> [Stated goal]: Copy out all lines in the data below containing the string "seaborn".

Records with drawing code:
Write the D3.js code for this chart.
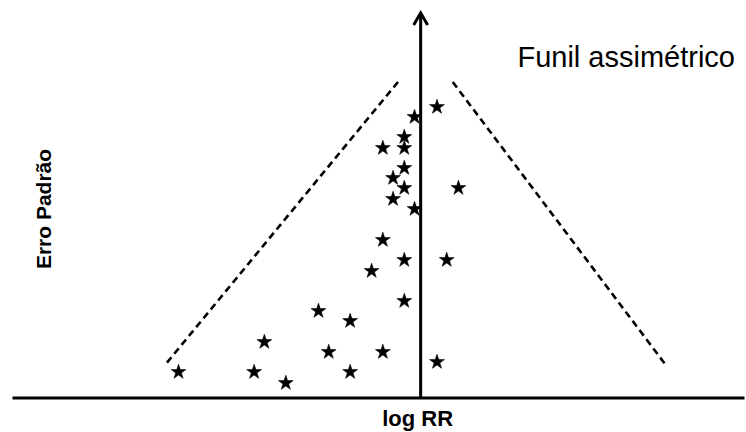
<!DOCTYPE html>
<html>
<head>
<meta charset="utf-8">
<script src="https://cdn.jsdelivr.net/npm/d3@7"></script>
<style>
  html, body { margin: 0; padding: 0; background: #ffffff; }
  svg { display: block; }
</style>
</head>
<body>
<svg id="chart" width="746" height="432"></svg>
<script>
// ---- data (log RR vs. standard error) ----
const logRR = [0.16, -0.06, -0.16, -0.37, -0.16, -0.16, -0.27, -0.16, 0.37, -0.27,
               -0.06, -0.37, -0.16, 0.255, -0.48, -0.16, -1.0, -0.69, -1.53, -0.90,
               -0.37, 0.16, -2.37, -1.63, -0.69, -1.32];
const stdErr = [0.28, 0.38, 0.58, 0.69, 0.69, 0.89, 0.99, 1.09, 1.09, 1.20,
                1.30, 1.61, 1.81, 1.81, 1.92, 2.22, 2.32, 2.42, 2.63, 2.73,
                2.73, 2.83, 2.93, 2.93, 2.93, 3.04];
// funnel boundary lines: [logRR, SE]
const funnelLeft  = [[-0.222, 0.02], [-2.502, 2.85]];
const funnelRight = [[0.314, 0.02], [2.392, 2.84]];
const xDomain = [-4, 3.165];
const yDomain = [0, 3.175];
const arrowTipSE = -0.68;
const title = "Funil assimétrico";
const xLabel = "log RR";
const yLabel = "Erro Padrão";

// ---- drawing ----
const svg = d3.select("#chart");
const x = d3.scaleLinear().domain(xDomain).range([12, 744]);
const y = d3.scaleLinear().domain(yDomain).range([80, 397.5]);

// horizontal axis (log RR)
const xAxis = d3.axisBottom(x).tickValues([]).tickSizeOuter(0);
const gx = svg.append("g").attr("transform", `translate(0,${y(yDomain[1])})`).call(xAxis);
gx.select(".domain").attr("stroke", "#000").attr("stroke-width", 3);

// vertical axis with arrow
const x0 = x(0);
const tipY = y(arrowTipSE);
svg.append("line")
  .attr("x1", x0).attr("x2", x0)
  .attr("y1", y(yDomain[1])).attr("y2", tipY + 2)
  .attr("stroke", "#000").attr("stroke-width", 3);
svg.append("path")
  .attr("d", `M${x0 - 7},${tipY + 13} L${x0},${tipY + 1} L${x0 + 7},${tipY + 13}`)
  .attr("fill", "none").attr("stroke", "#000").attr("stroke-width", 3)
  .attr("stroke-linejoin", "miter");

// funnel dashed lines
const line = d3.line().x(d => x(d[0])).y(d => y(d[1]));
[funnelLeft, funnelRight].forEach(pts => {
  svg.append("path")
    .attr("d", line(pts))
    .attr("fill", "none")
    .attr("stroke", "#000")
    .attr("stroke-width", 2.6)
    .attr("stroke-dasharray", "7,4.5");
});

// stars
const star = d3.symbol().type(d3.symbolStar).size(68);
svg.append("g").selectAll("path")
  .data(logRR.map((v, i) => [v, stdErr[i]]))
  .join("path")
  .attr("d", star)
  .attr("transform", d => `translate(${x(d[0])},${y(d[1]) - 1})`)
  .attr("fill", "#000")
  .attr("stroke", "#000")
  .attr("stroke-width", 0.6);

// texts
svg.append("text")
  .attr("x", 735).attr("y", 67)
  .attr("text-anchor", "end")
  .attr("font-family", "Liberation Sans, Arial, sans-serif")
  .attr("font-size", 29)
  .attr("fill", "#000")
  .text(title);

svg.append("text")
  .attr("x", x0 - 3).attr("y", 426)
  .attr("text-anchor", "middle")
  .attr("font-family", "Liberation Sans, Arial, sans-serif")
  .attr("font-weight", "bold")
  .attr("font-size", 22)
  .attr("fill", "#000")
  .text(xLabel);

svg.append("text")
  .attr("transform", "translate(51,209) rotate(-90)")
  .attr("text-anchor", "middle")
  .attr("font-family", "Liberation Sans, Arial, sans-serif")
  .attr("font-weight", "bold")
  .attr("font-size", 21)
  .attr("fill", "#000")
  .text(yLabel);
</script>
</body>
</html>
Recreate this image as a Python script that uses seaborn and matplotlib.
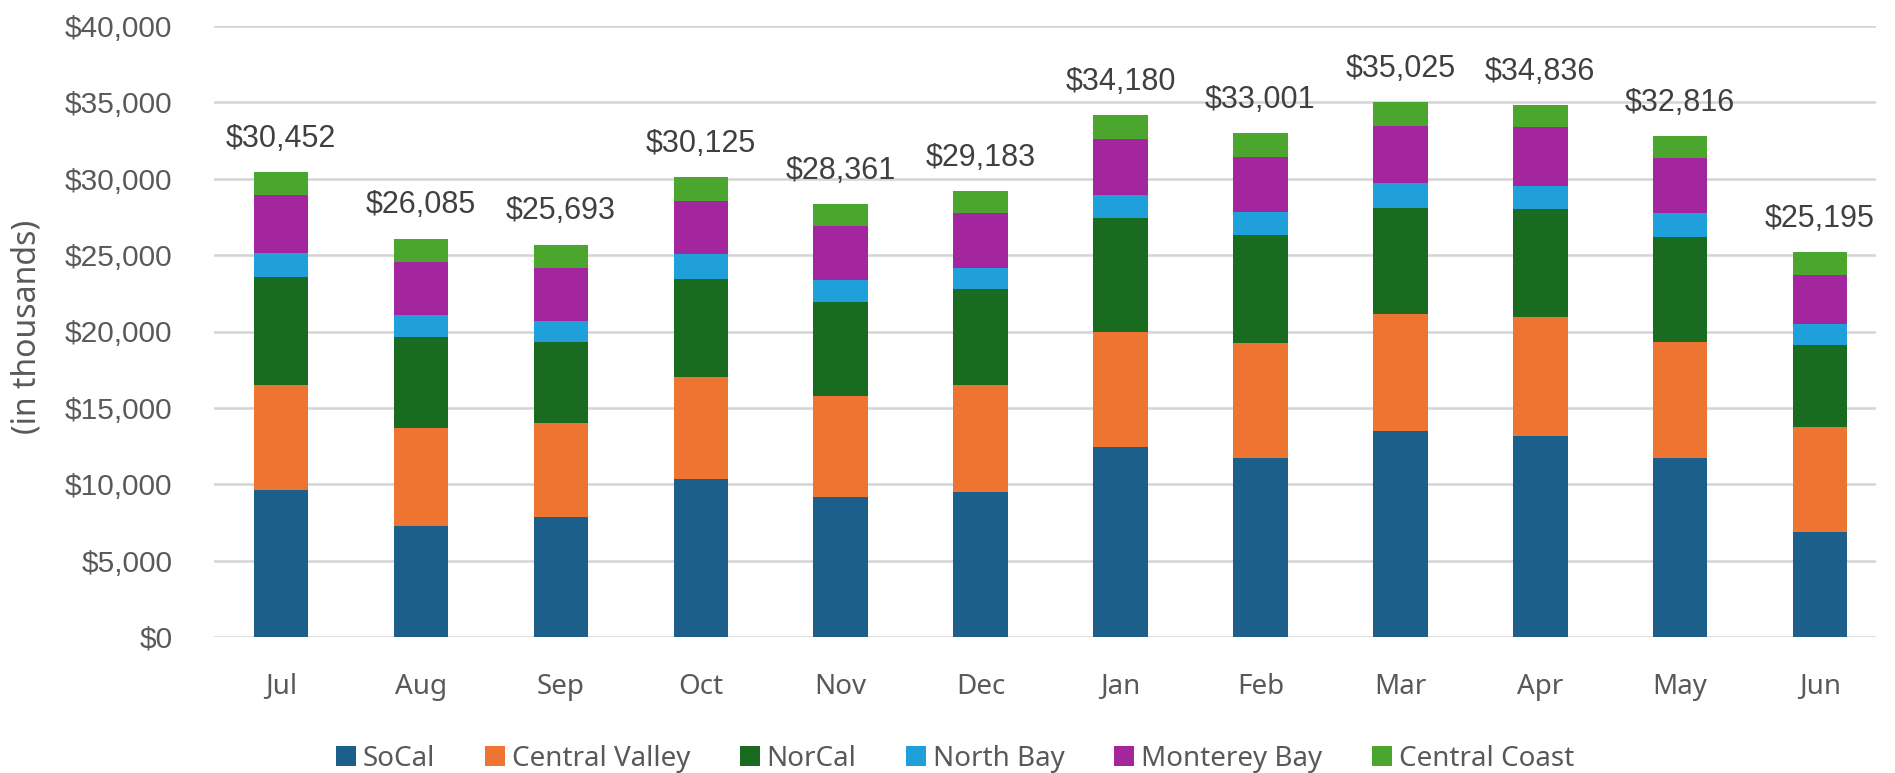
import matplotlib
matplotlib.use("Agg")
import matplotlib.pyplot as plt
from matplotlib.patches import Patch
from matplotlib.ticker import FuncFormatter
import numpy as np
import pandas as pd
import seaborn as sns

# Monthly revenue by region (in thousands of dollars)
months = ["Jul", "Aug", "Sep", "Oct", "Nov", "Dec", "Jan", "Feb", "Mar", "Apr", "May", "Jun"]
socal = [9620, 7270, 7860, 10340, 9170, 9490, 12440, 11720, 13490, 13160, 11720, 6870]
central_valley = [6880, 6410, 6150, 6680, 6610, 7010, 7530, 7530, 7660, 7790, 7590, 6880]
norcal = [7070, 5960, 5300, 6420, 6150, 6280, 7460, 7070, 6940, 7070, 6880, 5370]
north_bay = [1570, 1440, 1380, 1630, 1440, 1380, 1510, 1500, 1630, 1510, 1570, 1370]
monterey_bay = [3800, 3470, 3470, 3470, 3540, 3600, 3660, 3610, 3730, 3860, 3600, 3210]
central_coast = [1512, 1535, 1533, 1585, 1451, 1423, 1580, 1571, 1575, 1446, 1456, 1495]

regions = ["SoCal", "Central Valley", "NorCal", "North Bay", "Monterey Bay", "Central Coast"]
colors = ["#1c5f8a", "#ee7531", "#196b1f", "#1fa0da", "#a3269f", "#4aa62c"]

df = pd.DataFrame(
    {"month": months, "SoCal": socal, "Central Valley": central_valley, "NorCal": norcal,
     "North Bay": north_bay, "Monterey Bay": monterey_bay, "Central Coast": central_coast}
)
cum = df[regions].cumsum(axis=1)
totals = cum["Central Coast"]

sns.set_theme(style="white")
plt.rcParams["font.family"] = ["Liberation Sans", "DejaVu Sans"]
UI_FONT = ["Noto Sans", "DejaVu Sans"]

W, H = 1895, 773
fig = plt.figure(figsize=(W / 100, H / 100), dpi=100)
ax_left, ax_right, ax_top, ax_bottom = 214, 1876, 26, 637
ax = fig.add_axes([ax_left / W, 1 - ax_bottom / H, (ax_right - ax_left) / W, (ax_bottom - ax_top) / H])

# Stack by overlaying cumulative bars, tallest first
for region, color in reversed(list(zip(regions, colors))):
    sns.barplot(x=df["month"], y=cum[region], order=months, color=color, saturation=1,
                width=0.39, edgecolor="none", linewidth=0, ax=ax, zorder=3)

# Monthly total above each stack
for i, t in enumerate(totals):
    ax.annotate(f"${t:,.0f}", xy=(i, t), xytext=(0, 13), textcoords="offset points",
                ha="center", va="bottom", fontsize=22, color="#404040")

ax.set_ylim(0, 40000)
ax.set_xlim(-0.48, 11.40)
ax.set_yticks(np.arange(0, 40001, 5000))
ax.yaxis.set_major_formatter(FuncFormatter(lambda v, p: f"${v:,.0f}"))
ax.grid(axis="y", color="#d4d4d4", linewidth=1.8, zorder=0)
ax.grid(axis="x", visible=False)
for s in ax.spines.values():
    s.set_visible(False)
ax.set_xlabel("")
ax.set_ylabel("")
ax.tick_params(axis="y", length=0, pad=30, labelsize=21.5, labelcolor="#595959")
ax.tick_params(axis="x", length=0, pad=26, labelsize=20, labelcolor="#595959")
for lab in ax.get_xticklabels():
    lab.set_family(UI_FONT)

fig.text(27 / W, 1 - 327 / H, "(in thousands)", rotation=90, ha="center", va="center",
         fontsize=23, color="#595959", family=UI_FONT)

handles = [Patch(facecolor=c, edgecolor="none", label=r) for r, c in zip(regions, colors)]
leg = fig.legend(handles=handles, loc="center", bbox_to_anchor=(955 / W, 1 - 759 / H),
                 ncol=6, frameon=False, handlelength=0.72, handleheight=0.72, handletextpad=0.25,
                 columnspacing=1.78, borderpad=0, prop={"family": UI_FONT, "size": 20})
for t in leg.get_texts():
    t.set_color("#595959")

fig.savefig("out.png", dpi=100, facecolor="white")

> [Reply to the task]:
Recreate this image as a Python script that uses seaborn and matplotlib.
import seaborn as sns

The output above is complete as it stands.